I'm working on a project where the source data (out of my control) uses social security numbers to uniquely identify people. I don't even want to import SSN's into my database (in my control), let alone include them on reports (as is currently happening). But I need some way to be able to correlate an SSN in the source data with a [whatever value I use] in my own data.
So, I could maybe do something like hash the SSN's during the ETL step and store the encoded values in my database. But then I wind up with a huge 64-character or 128-character string. That's fine behind the scenes, but I also need some reasonable way to display that value on reports. It would be nice if I could have some kind of YouTube-like format, 10 digits or so of human-readable characters.

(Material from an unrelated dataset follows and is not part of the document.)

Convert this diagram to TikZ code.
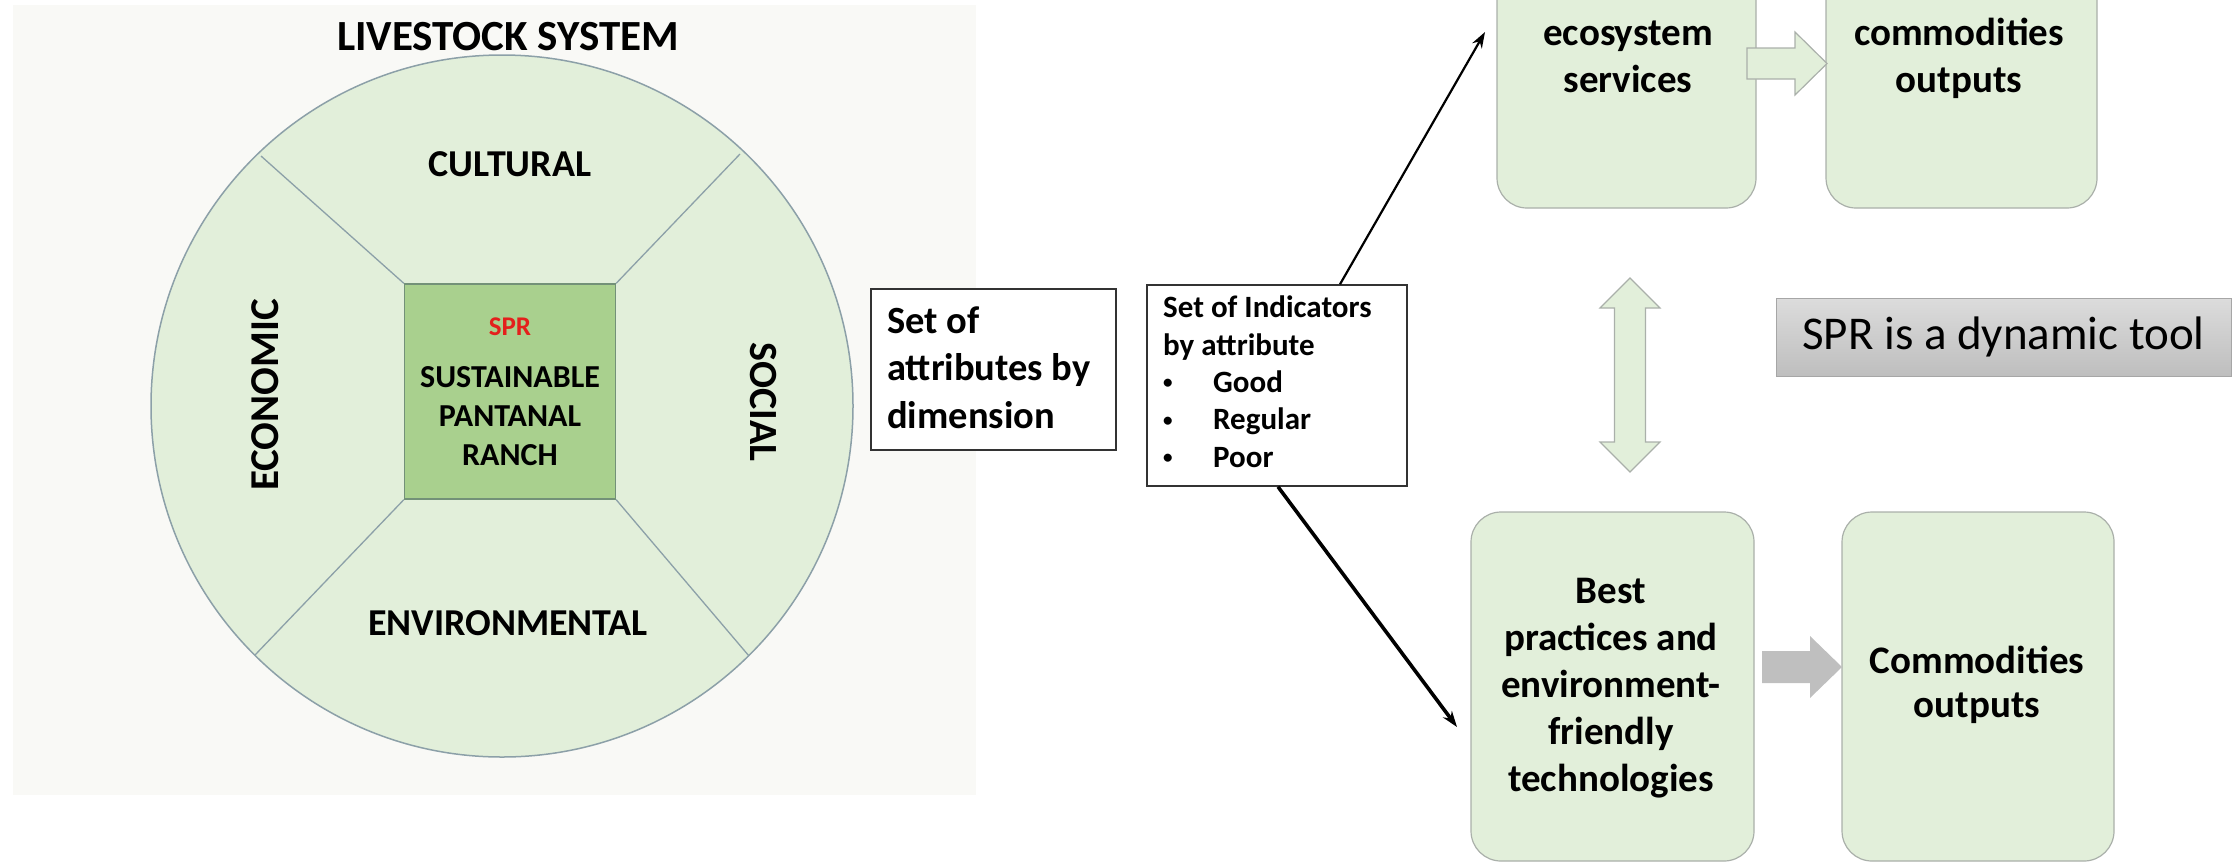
\documentclass[tikz,border=0pt]{standalone}
\usepackage{fontspec}
\setmainfont{Carlito}
\usetikzlibrary{arrows.meta}
\definecolor{lgreen}{RGB}{226,239,218}
\definecolor{mgreen}{RGB}{169,208,142}
\definecolor{circline}{RGB}{140,160,168}
\definecolor{sqline}{RGB}{115,145,120}
\definecolor{boxline}{RGB}{170,176,170}
\definecolor{sprred}{RGB}{228,32,28}
\definecolor{panelbg}{RGB}{249,249,246}
\definecolor{arrowgray}{RGB}{191,191,191}
\definecolor{greytop}{RGB}{220,220,220}
\definecolor{greybot}{RGB}{190,190,190}
\newcommand{\smbullet}{\makebox[50pt][l]{\raisebox{3.5pt}{\fontsize{19}{19}\selectfont\textbullet}}}
\begin{document}
\begin{tikzpicture}[x=1pt,y=-1pt,
  dimlbl/.style={font=\fontsize{38}{46}\selectfont\bfseries, inner sep=0pt},
  divline/.style={draw=circline, line width=1.3pt},
  sqbox/.style={draw=sqline, fill=mgreen, line width=1.3pt, minimum width=211pt, minimum height=215pt, inner sep=0pt, align=center, font=\fontsize{32}{39}\selectfont\bfseries},
  plainbox/.style={draw=black!80, line width=1.5pt, fill=white, inner sep=0pt},
  rbox/.style={draw=boxline, fill=lgreen, rounded corners=30pt, line width=1.2pt, inner sep=0pt},
  rtext/.style={inner sep=0pt, align=center, font=\fontsize{39}{47}\selectfont\bfseries, anchor=base},
  blockgreen/.style={fill=lgreen, draw=boxline, line width=1.2pt},
  link/.style={draw=black, line width=2.4pt, -{Stealth[length=16pt,width=11pt]}}
]
\useasboundingbox (0,0) rectangle (2237,863);
\begin{scope}
\clip (0,0) rectangle (2237,863);

% faint background panel
\fill[panelbg] (13,5) rectangle (976,795);

% title
\node[inner sep=0pt, font=\fontsize{43}{50}\selectfont\bfseries] (title) at (508,37) {LIVESTOCK SYSTEM};

% circle
\node[circle, draw=circline, fill=lgreen, line width=1.5pt, minimum size=702pt, inner sep=0pt] (circ) at (502,406) {};

% centre square
\node[sqbox] (sq) at (510,391.5) {{\color{sprred}\fontsize{27}{30}\selectfont SPR}\\[13pt]SUSTAINABLE\\PANTANAL\\RANCH};

% division lines
\coordinate (c1) at (261,156);
\coordinate (c2) at (740,154);
\coordinate (c3) at (255,655);
\coordinate (c4) at (749,656);
\draw[divline] (sq.north west) -- (c1);
\draw[divline] (sq.north east) -- (c2);
\draw[divline] (sq.south west) -- (c3);
\draw[divline] (sq.south east) -- (c4);

% dimension labels
\node[dimlbl] (cult) at (510,164) {CULTURAL};
\node[dimlbl] (env) at (508,623) {ENVIRONMENTAL};
\node[dimlbl, rotate=90, font=\fontsize{41}{46}\selectfont\bfseries] (eco) at (265,395) {ECONOMIC};
\node[dimlbl, rotate=-90, font=\fontsize{40}{46}\selectfont\bfseries] (soc) at (763,402) {SOCIAL};

% attribute box
\node[plainbox, minimum width=245pt, minimum height=161pt] (b1) at (993.5,369.5) {};
\node[inner sep=0pt, anchor=base west, align=left, font=\fontsize{38.5}{47.5}\selectfont\bfseries] (b1t) at (887,428) {Set of\\attributes by\\dimension};

% indicator box
\node[plainbox, minimum width=260pt, minimum height=201pt] (b2) at (1277,385.5) {};
\node[inner sep=0pt, anchor=base west, align=left, font=\fontsize{31}{37.3}\selectfont\bfseries] (b2t) at (1163,467) {Set of Indicators\\by attribute\\\smbullet Good\\\smbullet Regular\\\smbullet Poor};

% right boxes
\node[rbox, minimum width=259pt, minimum height=326pt] (es) at (1626.5,45) {};
\node[rbox, minimum width=271pt, minimum height=326pt] (nc) at (1961.5,45) {};
\node[rbox, minimum width=283pt, minimum height=349pt] (bp) at (1612.5,686.5) {};
\node[rbox, minimum width=272pt, minimum height=349pt] (co) at (1978,686.5) {};

\node[rtext] (est) at (1628,92) {ecosystem\\services};
\node[rtext] (nct) at (1959,92) {commodities\\outputs};
\node[rtext] (bpt) at (1611,791) {Best\\practices and\\environment-\\friendly\\technologies};
\node[rtext, font=\fontsize{39}{44}\selectfont\bfseries] (cot) at (1977,717) {Commodities\\outputs};

% block arrows between boxes
\draw[blockgreen] (1747,48) -- (1795,48) -- (1795,32) -- (1827,63.5) -- (1795,95) -- (1795,79) -- (1747,79) -- cycle;
\fill[arrowgray] (1762,651) -- (1810,651) -- (1810,636) -- (1842,667) -- (1810,698) -- (1810,683) -- (1762,683) -- cycle;

% double arrow
\draw[blockgreen] (1630,278) -- (1660,308) -- (1645.5,308) -- (1645.5,442) -- (1660,442) -- (1630,472) -- (1600,442) -- (1614.5,442) -- (1614.5,308) -- (1600,308) -- cycle;

% SPR is a dynamic tool
\node[top color=greytop, bottom color=greybot, draw=black!35, line width=1pt, minimum width=455pt, minimum height=78pt, inner sep=0pt, font=\fontsize{47}{56}\selectfont] (dyn) at (2003.5,337) {SPR is a dynamic tool};

% connectors
\coordinate (t1) at (1485,32);
\coordinate (t2) at (1457,727);
\draw[link, line width=2.2pt] ([xshift=63pt]b2.north) -- (t1);
\draw[link, line width=3.6pt] ([xshift=1pt]b2.south) -- (t2);
\end{scope}
\end{tikzpicture}
\end{document}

Any thoughts on how to do a one-way hash of a SSN (fixed 9 digit length) that results in a short-ish value without totally compromising security?

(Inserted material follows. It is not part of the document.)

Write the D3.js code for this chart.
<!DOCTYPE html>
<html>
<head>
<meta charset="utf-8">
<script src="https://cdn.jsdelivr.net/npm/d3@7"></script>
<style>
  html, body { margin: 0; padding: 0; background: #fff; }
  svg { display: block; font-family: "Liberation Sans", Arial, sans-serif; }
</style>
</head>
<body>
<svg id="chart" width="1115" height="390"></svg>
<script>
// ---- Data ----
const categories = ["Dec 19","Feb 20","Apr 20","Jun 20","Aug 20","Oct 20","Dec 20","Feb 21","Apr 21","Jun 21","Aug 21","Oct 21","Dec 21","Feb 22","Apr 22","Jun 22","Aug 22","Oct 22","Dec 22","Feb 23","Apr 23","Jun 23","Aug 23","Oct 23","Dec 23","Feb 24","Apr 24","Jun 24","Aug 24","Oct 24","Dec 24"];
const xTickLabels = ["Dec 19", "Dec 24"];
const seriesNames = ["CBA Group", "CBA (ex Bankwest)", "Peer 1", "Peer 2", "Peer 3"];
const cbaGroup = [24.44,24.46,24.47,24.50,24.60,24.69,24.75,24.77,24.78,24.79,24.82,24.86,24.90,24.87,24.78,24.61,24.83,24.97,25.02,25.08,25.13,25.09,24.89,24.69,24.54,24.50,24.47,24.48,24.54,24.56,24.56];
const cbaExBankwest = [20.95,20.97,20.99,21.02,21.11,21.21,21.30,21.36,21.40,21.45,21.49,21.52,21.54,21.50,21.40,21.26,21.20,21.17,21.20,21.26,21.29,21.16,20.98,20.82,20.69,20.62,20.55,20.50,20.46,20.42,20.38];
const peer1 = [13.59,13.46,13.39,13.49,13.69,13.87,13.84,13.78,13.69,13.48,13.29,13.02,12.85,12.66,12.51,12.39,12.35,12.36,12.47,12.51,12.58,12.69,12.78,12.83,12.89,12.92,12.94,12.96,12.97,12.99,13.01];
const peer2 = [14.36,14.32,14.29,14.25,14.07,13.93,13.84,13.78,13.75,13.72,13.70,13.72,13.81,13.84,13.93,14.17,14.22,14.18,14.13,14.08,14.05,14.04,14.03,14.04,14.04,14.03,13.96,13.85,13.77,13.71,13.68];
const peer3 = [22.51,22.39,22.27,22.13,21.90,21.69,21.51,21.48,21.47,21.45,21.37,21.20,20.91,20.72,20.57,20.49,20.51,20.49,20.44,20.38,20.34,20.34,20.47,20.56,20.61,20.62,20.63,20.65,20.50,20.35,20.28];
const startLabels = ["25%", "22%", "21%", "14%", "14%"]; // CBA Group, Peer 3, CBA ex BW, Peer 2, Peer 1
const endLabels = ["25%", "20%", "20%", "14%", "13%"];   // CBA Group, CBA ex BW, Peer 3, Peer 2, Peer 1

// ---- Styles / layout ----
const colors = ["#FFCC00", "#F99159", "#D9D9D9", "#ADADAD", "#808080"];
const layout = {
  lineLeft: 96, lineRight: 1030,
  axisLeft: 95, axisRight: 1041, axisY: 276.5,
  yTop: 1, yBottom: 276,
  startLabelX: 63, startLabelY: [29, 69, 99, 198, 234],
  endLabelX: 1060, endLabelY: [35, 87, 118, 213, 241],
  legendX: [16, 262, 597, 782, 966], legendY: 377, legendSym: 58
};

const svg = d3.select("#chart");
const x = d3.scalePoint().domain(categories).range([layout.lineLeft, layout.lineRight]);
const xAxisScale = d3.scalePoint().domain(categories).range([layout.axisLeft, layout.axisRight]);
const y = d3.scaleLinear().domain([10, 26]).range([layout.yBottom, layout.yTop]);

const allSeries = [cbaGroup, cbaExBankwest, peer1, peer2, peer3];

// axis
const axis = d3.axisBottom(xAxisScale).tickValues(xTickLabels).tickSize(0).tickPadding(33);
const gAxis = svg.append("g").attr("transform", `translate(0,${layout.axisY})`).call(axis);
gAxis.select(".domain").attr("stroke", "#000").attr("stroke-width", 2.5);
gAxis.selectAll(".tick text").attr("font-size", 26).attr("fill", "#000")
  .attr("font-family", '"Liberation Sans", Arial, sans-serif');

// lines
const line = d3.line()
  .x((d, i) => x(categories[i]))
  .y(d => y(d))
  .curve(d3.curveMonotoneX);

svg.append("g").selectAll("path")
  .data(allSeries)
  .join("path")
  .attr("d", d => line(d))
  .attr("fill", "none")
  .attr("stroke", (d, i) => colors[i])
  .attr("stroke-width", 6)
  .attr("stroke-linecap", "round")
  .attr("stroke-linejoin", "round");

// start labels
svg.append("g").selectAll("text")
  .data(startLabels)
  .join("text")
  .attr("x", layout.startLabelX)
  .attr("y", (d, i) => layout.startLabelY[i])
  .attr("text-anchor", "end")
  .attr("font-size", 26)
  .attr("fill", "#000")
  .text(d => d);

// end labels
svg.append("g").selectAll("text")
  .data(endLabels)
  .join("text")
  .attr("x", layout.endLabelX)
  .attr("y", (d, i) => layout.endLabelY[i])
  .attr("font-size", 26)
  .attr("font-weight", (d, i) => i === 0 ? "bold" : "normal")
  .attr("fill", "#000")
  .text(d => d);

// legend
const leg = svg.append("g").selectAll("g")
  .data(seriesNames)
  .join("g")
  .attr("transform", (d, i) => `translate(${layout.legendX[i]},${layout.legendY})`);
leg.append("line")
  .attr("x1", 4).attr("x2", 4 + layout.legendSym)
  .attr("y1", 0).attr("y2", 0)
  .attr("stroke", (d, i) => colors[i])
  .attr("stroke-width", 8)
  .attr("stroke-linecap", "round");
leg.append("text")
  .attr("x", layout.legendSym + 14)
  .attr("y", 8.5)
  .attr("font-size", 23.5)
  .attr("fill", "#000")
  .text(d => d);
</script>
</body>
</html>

Or is the only option to store the full 64/128-character hashed value and then map it to some other YouTube-like unique identifier that I'd have to create for each record using perhaps a homemade function or something? I'd prefer not to use an auto-incrementing number, because I know that common wisdom is not to display those to end-users ("why do I see #100 and #102 but not #101???"). SQL Server doesn't seem to have anything other than GUID (also too long) built in, so my function would have to create a random string of letters and numbers and make sure it has not already been used in the table. Seems annoying and kinda hoopty. 🙁
"If I had been drinking out of that toilet, I might have been killed."